▶ Your task
Starting with the first line below, extract each line through the one that contains "time_s = list(range(0, 2401, 30))", inclusive, excluding pictures.

▶ Data provided
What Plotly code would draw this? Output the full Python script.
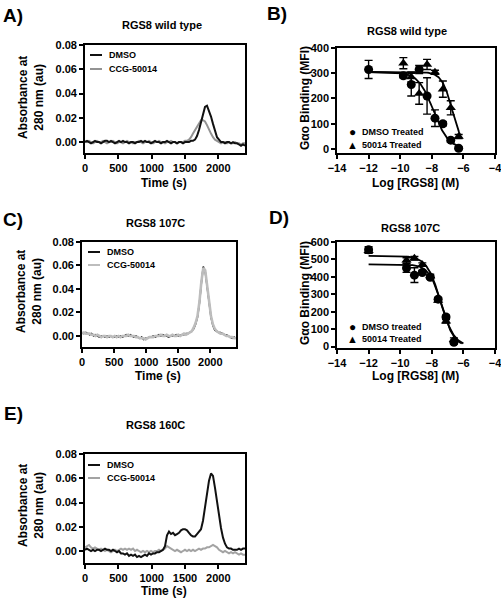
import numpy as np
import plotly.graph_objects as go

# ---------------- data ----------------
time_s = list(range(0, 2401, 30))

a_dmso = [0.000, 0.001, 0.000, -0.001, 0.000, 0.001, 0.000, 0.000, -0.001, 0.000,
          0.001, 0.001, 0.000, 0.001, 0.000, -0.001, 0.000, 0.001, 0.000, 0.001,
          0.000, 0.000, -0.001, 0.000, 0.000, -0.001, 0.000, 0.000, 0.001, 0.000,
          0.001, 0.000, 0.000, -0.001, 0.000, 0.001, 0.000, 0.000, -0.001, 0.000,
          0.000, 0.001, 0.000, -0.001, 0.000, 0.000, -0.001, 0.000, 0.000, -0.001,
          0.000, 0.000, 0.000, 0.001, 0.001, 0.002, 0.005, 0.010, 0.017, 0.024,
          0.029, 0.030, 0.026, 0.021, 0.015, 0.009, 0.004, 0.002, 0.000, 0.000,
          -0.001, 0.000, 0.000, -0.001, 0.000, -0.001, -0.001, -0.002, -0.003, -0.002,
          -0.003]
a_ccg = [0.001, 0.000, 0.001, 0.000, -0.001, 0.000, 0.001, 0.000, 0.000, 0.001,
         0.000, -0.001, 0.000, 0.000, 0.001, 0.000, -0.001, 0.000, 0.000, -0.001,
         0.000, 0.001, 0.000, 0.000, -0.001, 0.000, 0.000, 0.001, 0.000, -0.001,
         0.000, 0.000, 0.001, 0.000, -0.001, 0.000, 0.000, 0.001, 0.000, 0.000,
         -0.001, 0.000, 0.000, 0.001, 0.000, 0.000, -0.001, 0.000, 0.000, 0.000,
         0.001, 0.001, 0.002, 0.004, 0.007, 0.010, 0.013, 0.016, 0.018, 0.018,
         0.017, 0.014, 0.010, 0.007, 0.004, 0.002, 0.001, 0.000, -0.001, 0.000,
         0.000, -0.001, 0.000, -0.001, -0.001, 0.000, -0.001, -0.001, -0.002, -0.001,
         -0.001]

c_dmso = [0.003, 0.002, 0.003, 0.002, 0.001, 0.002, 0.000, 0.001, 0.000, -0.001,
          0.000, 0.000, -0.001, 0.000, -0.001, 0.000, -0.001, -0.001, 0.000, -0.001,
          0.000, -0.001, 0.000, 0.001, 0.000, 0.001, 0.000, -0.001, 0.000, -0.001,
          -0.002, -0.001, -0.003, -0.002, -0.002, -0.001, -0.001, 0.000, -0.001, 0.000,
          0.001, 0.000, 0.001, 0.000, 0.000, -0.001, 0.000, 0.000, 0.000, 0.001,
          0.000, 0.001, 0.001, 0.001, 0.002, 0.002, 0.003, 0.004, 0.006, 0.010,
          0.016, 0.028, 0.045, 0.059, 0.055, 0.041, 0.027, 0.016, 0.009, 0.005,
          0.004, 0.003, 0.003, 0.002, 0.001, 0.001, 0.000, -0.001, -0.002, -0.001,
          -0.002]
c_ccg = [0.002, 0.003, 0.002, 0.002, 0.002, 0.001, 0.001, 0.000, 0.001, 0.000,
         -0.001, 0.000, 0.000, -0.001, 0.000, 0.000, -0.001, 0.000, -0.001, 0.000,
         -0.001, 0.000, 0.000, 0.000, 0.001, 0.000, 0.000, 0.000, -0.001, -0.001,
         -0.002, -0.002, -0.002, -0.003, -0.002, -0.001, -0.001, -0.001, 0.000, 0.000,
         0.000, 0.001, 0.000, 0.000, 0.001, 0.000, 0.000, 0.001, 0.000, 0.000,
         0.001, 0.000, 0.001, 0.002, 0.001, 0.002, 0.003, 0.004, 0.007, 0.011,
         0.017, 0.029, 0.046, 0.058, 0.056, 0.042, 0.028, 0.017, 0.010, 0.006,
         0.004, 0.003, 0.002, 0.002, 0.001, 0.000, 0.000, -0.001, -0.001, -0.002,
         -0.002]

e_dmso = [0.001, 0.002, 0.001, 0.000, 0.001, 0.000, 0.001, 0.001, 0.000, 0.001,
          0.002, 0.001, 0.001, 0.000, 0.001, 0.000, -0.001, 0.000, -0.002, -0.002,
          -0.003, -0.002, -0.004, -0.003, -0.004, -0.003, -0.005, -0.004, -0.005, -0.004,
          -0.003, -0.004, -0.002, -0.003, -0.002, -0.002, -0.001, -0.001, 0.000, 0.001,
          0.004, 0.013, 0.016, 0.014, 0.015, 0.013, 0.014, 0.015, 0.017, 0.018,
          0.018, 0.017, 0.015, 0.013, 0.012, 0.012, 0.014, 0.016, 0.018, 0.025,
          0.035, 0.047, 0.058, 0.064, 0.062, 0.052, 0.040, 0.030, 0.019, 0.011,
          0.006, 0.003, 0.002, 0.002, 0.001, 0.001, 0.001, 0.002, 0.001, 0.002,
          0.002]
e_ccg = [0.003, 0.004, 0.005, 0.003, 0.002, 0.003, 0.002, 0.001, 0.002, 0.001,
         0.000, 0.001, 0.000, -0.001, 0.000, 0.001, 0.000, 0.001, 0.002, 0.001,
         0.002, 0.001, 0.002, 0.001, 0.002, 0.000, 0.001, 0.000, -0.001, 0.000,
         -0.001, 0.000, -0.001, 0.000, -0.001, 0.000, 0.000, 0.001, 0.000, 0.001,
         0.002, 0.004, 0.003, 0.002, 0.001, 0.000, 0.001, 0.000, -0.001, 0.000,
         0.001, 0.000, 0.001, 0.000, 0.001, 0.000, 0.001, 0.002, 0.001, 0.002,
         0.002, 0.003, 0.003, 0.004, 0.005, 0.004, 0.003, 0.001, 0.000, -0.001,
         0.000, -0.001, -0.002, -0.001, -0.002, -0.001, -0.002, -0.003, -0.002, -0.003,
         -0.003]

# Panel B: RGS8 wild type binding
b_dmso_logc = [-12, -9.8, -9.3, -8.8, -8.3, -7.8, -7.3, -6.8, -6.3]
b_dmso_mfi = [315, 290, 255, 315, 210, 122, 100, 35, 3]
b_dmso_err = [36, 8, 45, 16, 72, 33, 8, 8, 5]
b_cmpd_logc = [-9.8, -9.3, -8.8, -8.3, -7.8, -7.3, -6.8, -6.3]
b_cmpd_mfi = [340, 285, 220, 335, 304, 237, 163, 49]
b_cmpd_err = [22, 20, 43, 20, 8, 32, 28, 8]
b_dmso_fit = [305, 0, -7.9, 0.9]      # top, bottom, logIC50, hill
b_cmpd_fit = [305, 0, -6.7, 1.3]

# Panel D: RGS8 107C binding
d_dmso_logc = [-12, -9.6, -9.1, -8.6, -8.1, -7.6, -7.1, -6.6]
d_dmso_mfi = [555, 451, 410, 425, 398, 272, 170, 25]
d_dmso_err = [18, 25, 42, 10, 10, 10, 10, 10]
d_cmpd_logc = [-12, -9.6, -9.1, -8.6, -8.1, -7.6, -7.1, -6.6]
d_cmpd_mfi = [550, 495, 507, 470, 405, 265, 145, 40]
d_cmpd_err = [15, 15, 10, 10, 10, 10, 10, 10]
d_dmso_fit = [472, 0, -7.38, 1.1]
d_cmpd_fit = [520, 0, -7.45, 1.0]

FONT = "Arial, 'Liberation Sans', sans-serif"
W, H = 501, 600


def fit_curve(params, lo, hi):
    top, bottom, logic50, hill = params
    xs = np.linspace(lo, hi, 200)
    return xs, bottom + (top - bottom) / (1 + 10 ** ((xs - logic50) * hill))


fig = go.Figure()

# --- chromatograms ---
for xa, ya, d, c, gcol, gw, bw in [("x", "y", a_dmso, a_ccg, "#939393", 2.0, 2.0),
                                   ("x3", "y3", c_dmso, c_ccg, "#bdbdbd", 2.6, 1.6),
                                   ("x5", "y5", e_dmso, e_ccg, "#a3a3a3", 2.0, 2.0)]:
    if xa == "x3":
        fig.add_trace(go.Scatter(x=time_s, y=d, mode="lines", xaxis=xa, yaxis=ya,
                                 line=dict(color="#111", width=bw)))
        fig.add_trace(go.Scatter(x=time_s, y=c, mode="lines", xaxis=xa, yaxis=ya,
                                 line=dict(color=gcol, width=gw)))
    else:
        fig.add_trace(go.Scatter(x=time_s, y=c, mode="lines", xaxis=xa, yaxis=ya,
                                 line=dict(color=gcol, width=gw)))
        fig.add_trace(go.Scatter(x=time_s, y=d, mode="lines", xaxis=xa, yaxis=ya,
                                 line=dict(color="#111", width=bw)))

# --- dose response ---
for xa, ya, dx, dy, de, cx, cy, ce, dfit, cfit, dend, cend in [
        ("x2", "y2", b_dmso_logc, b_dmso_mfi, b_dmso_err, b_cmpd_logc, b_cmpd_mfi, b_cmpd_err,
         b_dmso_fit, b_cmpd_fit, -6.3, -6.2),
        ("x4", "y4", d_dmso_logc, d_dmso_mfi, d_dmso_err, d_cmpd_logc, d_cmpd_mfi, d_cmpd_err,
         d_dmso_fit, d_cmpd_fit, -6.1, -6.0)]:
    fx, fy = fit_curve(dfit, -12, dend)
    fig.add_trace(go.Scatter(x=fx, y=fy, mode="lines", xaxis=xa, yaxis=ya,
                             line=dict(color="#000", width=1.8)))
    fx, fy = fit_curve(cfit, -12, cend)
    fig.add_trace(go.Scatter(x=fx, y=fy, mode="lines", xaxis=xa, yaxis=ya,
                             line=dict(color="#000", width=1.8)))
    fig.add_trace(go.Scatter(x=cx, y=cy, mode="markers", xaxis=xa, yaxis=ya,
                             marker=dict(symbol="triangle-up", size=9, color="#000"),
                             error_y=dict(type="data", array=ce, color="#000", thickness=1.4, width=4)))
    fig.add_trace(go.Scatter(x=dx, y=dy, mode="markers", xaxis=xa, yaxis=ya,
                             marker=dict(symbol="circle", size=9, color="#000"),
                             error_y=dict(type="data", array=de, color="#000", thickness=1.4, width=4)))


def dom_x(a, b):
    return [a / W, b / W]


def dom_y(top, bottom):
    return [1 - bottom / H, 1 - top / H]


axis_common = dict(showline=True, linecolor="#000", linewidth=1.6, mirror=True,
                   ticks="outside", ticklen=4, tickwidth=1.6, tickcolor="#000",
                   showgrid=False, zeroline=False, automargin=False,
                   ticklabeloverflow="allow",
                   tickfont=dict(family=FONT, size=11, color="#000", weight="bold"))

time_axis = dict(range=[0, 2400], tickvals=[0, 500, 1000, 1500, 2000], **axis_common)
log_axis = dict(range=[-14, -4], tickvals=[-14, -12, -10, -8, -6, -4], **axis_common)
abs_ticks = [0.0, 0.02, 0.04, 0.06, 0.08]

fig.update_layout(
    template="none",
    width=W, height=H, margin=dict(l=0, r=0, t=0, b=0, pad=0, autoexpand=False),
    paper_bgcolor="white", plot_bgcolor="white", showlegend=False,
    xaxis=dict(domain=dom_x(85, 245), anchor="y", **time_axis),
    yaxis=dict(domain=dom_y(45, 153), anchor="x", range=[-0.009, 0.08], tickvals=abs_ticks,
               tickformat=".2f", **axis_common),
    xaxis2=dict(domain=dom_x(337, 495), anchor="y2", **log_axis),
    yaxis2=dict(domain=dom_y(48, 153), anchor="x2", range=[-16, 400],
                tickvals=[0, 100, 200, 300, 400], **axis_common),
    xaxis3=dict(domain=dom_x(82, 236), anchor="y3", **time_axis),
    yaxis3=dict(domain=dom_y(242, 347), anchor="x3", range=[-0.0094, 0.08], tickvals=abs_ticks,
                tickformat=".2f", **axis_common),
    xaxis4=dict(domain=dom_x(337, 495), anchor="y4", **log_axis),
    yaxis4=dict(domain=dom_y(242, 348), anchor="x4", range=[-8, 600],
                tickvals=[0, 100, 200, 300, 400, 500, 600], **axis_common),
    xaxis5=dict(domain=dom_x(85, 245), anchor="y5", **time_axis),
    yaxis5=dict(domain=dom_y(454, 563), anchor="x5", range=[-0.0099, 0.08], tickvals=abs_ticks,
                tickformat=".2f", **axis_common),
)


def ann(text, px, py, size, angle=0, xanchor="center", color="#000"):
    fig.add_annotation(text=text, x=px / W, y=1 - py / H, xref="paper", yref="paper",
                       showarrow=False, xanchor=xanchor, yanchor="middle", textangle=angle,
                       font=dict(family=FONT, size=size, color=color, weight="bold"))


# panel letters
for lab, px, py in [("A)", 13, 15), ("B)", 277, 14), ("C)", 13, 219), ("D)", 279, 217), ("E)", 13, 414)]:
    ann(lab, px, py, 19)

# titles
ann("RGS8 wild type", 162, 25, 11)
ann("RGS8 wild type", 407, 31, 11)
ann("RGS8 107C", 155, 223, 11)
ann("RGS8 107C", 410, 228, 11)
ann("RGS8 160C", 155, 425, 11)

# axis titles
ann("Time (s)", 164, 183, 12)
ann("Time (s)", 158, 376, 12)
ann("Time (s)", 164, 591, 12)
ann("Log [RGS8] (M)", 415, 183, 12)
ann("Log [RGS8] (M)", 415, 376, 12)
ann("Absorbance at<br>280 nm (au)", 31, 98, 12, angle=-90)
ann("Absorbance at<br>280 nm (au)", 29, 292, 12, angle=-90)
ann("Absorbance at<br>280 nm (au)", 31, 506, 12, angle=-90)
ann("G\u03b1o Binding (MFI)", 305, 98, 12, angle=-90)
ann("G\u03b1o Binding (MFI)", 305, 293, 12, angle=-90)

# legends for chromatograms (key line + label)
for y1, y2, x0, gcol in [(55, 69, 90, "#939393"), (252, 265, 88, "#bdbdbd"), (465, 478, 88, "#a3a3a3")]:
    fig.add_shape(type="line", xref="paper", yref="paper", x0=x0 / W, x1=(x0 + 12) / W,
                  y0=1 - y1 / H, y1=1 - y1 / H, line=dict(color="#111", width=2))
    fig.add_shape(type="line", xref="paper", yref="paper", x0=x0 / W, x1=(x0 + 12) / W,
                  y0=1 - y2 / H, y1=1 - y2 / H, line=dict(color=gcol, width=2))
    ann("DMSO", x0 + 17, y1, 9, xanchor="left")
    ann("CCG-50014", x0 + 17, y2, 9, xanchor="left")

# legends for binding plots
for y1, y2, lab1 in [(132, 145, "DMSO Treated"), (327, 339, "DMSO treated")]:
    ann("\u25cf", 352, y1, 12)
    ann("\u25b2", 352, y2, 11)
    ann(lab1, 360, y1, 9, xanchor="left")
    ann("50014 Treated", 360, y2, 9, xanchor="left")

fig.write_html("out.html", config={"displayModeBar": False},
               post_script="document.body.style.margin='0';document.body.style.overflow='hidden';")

▶ Answer in full
What Plotly code would draw this? Output the full Python script.
import numpy as np
import plotly.graph_objects as go

# ---------------- data ----------------
time_s = list(range(0, 2401, 30))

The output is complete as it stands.